AHV & Corona: Verbauen die Älteren den Jungen wirklich die Zukunft?
Mit rund 58 Prozent sagte die Schweizer Stimmbevölkerung am Sonntag Ja zur 13. AHV Rente. Wo müssen sich die Jungen als nächstes der «Generation AHV» fügen?
Das Wichtigste in Kürze
- Das Schweizer Stimmvolk hat die 13. AHV Rente angenommen.
- Nun steht die Schweiz vor schwierigen Fragen bezüglich Generationengerechtigkeit.
- Eine Spaltung müsse unbedingt vermieden werden, sagt Soziologe Ueli Mäder.
Die Volksinitiative «Für ein besseres Leben im Alter» holte am Sonntag rund 58 Prozent der Stimmen. Somit soll ab 2026 eine 13. AHV an Rentner und Rentnerinnen ausbezahlt werden.
Das Rennen hat die ältere Generation entschieden. 80 Prozent der Personen ab 65 Jahren haben die Initiative angenommen.
Philosoph Ludwig Hasler warnte daraufhin in der «NZZ»: Die Generation-AHV bestimme ab jetzt, wo es politisch langgeht.

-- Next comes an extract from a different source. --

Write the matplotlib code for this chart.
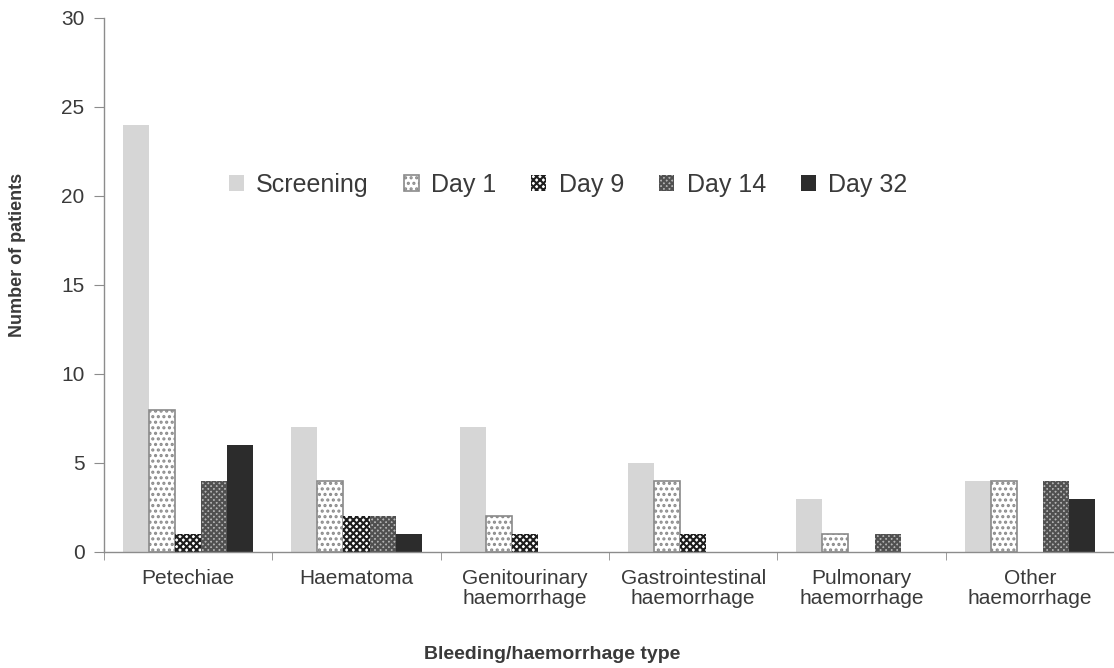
import numpy as np
import matplotlib
matplotlib.use("Agg")
import matplotlib.pyplot as plt

# -- Data ----------------------------------------------------------------------
categories = ["Petechiae", "Haematoma", "Genitourinary\nhaemorrhage",
              "Gastrointestinal\nhaemorrhage", "Pulmonary\nhaemorrhage",
              "Other\nhaemorrhage"]
series_names = ["Screening", "Day 1", "Day 9", "Day 14", "Day 32"]
screening = [24, 7, 7, 5, 3, 4]
day1      = [8, 4, 2, 4, 1, 4]
day9      = [1, 2, 1, 1, 0, 0]
day14     = [4, 2, 0, 0, 1, 4]
day32     = [6, 1, 0, 0, 0, 3]
y_ticks   = [0, 5, 10, 15, 20, 25, 30]

# -- Style ---------------------------------------------------------------------
plt.rcParams["font.family"] = ["Liberation Sans", "DejaVu Sans"]
plt.rcParams["hatch.linewidth"] = 1.5
TEXT = "#3a3a3a"
AXIS = "#8c8c8c"

styles = [
    dict(facecolor="#d6d6d6", edgecolor="#d6d6d6", hatch=None, linewidth=0),
    dict(facecolor="white",   edgecolor="#8a8a8a", hatch="...", linewidth=1.2),
    dict(facecolor="white",   edgecolor="#1e1e1e", hatch="xxxxx", linewidth=0),
    dict(facecolor="#b4b4b4", edgecolor="#505050", hatch="xxxxxx", linewidth=0),
    dict(facecolor="#2c2c2c", edgecolor="#2c2c2c", hatch=None, linewidth=0),
]

fig = plt.figure(figsize=(11.14, 6.68), dpi=100)
ax = fig.add_axes([0.0934, 0.1737, 0.9066, 0.7995])

x = np.arange(len(categories))
width = 0.155
all_series = [screening, day1, day9, day14, day32]
handles = []
for i, (name, vals, st) in enumerate(zip(series_names, all_series, styles)):
    offs = (i - 2) * width
    bars = ax.bar(x + offs, vals, width, label=name, **st)
    handles.append(bars)

ax.set_xlim(-0.5, len(categories) - 0.5)
ax.set_ylim(0, 30)
ax.set_yticks(y_ticks)
ax.set_xticks(x)
ax.set_xticklabels(categories, fontsize=15, color=TEXT, linespacing=1.12)
ax.set_xticks(np.arange(len(categories) + 1) - 0.5, minor=True)
ax.tick_params(axis="x", which="major", length=0, pad=12)
ax.tick_params(axis="x", which="minor", length=6, color=AXIS, direction="out")
ax.tick_params(axis="y", length=7, color=AXIS, labelsize=15, labelcolor=TEXT, pad=7)

for s in ["top", "right"]:
    ax.spines[s].set_visible(False)
for s in ["left", "bottom"]:
    ax.spines[s].set_color(AXIS)
    ax.spines[s].set_linewidth(1.0)

fig.text(0.016, 0.618, "Number of patients", rotation=90, ha="center", va="center",
         fontsize=13, fontweight="bold", color=TEXT)
fig.text(0.496, 0.02, "Bleeding/haemorrhage type", ha="center", va="center",
         fontsize=14, fontweight="bold", color=TEXT)

fig.legend(handles=handles, labels=series_names, loc="center", ncol=5,
           bbox_to_anchor=(0.51, 0.723), frameon=False, fontsize=18,
           handlelength=0.6, handleheight=0.6, handletextpad=0.5,
           columnspacing=1.4, labelcolor=TEXT)

fig.savefig("out.png", dpi=100)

Dabei hätten die Jungen in der Corona-Pandemie auch Rücksicht auf die Älteren genommen. Etwa, indem sie zu Hause blieben oder Masken trugen.
Hartwin Maas vom Institut für Generationsforschung in Augsburg hat die Abstimmung zur AHV mit Spannung verfolgt.
Klar ist für Maas: Dass sich bei ähnlichen Abstimmungen künftig im Verhalten etwas ändern wird, ist unwahrscheinlich. Zu Nau.ch sagt er: «Menschen werten das zeitlich Ferne ab und bewerten das zeitlich Nahe über. Je weiter das Geschehen weg ist, desto weniger Gewicht messen wir ihm bei», so der Zukunftsforscher.
Das Gleiche gelte auch für die Politik. «Eine langfristige politische Steuerung ist wichtig, nur denkt Politik kaum über Legislaturperioden hinaus.»
Soziologe Ueli Mäder widerspricht Philosoph
Corona, AHV – wird künftig also immer von den Älteren diktiert, wo's langgeht? Widerspruch gibt's von Soziologe Ueli Mäder – er sieht es anders als Philosoph Ludwig Hasler. «Ich stimme dem nicht zu», sagt er zu Nau.ch.
Mäder unterstreicht: «Die sogenannte Generation AHV hat ihre Renten selber verdient. Und sie hat mit längeren Arbeitszeiten für die kommende Generation erhebliche Leistungen erbracht.» Unter anderem für die Infrastruktur und die «mühsam erkämpften» Sozialversicherungen.
Ausserdem erhalten auch die heute Jungen eine 13. AHV, wenn die älter sind, so Mäder. Und diese sieht er nicht in Gefahr. «Geld ist genug vorhanden», sagt Mäder, «aber der politische Wille fehlt. Und der befeuerte Generationenkonflikt lenkt davon ab.»
Zudem hält Mäder fest: «Die Jungen waren bislang in der Mehrzahl, stimmten aber seltener ab. Das liegt in der eigenen Verantwortung.»
Wichtig findet Mäder, dass eine Spaltung vermieden wird. «Wenn Jung und Alt gemeinsam für mehr sozialen Ausgleich einstehen, dann profitieren alle davon. Das stärkt auch den gesellschaftlichen Zusammenhalt, erhöht das soziale und gesundheitliche Wohl sowie die Lebensqualität», so Mäder.
Ist etwas gerecht für die nächste Generation? Diese beiden Ansätze gibt es
Der Zukunftsforscher Maas stellt sich zudem die Frage: Was ist denn überhaupt gerecht für künftige Generationen? Es gebe zwei Ansätze.
Zum einen müssten die Minimalbedingungen für ein gutes Leben erfüllt sein. Das Problem bei der sogenannten «suffizientaristischen Position» der Generationsgerechtigkeit: Oberhalb der Schwelle ist den Jungen nichts geschuldet.
Ein zweiter Denk-Ansatz für die Älteren wäre: «Es muss ihnen genauso gut gehen wie uns», so Maas. Die Schwierigkeit der «egalitaristischen Orientierung»: «Woher sollen die Alten wissen, was die Jungen sich später wünschen?»